Great Literature with Original Art

Arion Press founding publisher Andrew Hoyem and editor Diana Ketcham are pleased to announce Arion Press Classics, an offering from their personal holdings of limited edition books they issued between 1975 and their retirement in 2018. They are not affiliated with the ongoing publishing activities of Arion Press.

Andrew and Diana are offering pristine copies in their original wrappings. For some titles, only one or two copies remain.

Hard-to-find Arion Press landmarks such as Ulysses, the Bible, the Constitution, Leaves of Grass, The Great Gatsby (with Michael Graves) and the Poetry of Yeats (with Richard Diebenkorn) are included, as well as more recent publications with acclaimed artists such as William Kentridge, Kara Walker, Enrique Chagoya, Kiki Smith, Julie Mehretu, and Wayne Thiebaud.

We are proud to partner with Swan’s Fine Books, who will handle payment and shipping of orders placed here or on Swan’s website. Books and prints may be viewed at Swan’s Fine Books in Walnut Creek or in San Francisco by appointment. Please address your inquiries to Laurelle Swan. For current Arion Press publications, inquire here.

  • The Lulu Plays

    The Lulu Plays features esteemed South African artist William Kentridge in one of Arion’s most ambitious artist books. This bilingual limited edition contains 67 prints bound into the book and a separate portfolio of four larger linoleum block prints.

  • South of Heaven

    Arion Press turned to pulp fiction with the novel South of Heaven by Jim Thompson, an original writer of the first rank. Provocative L.A. artist Raymond Pettibon contributes
    44 drawings.

  • Porgy & Bess

    This artist book of Porgy & Bess, the libretto by DuBose Heyward and Ira Gershwin, is the occasion for Kara Walker’s first series of lithographs. The book contains 16 lithographs with four in a separate portfolio.

Andrew Hoyem and The Arion Press

Arion Press is often called the most important fine press of the mid 20th century through early 21st century, known for monumental undertakings such as Joyce’s Ulysses, Melville’s Moby-Dick, Whitman’s Leaves of Grass, and a letterpress printed Bible--among 113 works of poetry, fiction, history, and science, including specially commissioned texts and new translations. 

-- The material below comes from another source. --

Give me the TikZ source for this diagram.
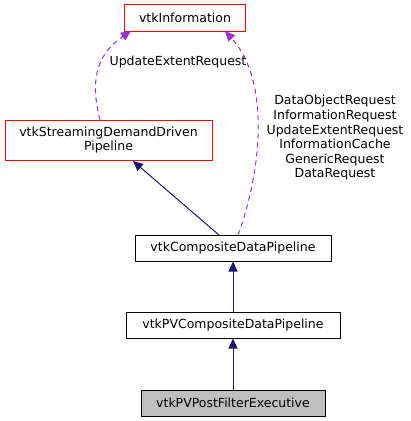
\documentclass[tikz,border=0pt]{standalone}
\usepackage{fontspec}
\setmainfont{DejaVu Sans}
\usetikzlibrary{arrows.meta}
\definecolor{edgenavy}{HTML}{191970}
\definecolor{edgepurple}{HTML}{9A32CD}
\definecolor{boxred}{HTML}{FF0000}
\begin{document}
\begin{tikzpicture}[x=1pt,y=-1pt,
  box/.style={draw=black,fill=white,line width=1pt,inner sep=0pt,font=\fontsize{12.5}{14.6}\selectfont,align=center},
  redbox/.style={box,draw=boxred},
  graybox/.style={box,fill=black!25},
  inherit/.style={draw=edgenavy,line width=1pt,-{Triangle[length=10pt,width=9pt,fill=edgenavy]}},
  usage/.style={draw=edgepurple,line width=1pt,dash pattern=on 5pt off 4pt,-{Triangle[length=10pt,width=9pt,fill=edgepurple]}},
  lbl/.style={font=\fontsize{12.5}{14.6}\selectfont,align=center,inner sep=0pt}]
\fill[white] (0,0) rectangle (411,421);
\useasboundingbox (0,0) rectangle (411,421);
\node[redbox,minimum width=207pt,minimum height=40pt] (sddp) at (108.5,140) {vtkStreamingDemandDriven\\Pipeline};
\node[box,draw=none,minimum width=120pt,minimum height=26pt] (info) at (185,18) {vtkInformation};
\draw[boxred,line width=1pt] (info.north west) rectangle (info.south east);
\node[box,minimum width=196pt,minimum height=26pt] (cdp) at (233,248) {vtkCompositeDataPipeline};
\node[box,minimum width=214pt,minimum height=26pt] (pvcdp) at (233,325) {vtkPVCompositeDataPipeline};
\node[graybox,minimum width=184pt,minimum height=26pt] (post) at (233,403) {vtkPVPostFilterExecutive};
\coordinate (s1) at (100,120);
\coordinate (c1) at (238,235);
\coordinate (i1) at (131,31);
\coordinate (i2) at (225,31);
\coordinate (c2) at (219,235);
\coordinate (s2) at (133,161);
\draw[usage] (s1) .. controls (94,95) and (88,60) .. (i1);
\draw[usage] (c1) .. controls (262,170) and (270,80) .. (i2);
\node[lbl] (l1) at (178,62) {UpdateExtentRequest};
\node[lbl] (l2) at (335,138) {DataObjectRequest\\InformationRequest\\UpdateExtentRequest\\InformationCache\\GenericRequest\\DataRequest};
\draw[inherit] (c2) -- (s2);
\draw[inherit] (pvcdp) -- (cdp);
\draw[inherit] (post) -- (pvcdp);
\end{tikzpicture}
\end{document}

In the words of historian Robert Bringhurst, Andrew Hoyem’s career was “unrivalled, given the literary importance and scale of Arion Press books, the variety of literature and techniques employed, his revival of the French livres d’artiste tradition through collaborations with some of the most prominent writers and artists of his era, and in his sheer productivity.” Stanford historian Peter Stansky has compared Andrew Hoyem’s achievement to that of William Morris, Virginia and Leonard Woolf at Hogarth Press, and Ambrose Vollard.  His books were included among the greatest books of the 20th century in “A Century of Artist Books” at the Museum of Modern Art and the era’s one hundred greatest books in “A Century for the Century” exhibition at the Grolier Club.  The Press has been the subject of documentaries by the PBS-TV NewsHour and by Anthony Bourdain.

Andrew Hoyem

San Francisco printer and publisher Andrew Hoyem (b. 1935) studied printing at the renowned Grabhorn Press, where he worked in the early 1960s while publishing Beat poetry as a partner in Auerhahn Press. He then formed a partnership with Robert Grabhorn, upon whose death he founded Arion Press, in 1974, with additional equipment and type purchased from the Grabhorn Press. In 1989, Hoyem greatly expanded the capacity of Arion Press by purchasing and preserving Mackenzie & Harris, the nation’s oldest surviving typefoundry, thereby creating a unique working museum where the traditional bookmaking crafts, from making type from molten lead through printing and binding, are practiced under one roof. In 2000, Hoyem and Ketcham founded the educational non-profit The Grabhorn Institute. The National Trust for Historic Preservation has designated this workshop one of the nation’s “irreplaceable cultural treasures.” In 2018, Hoyem and Ketcham retired from Arion Press and the Grabhorn Institute.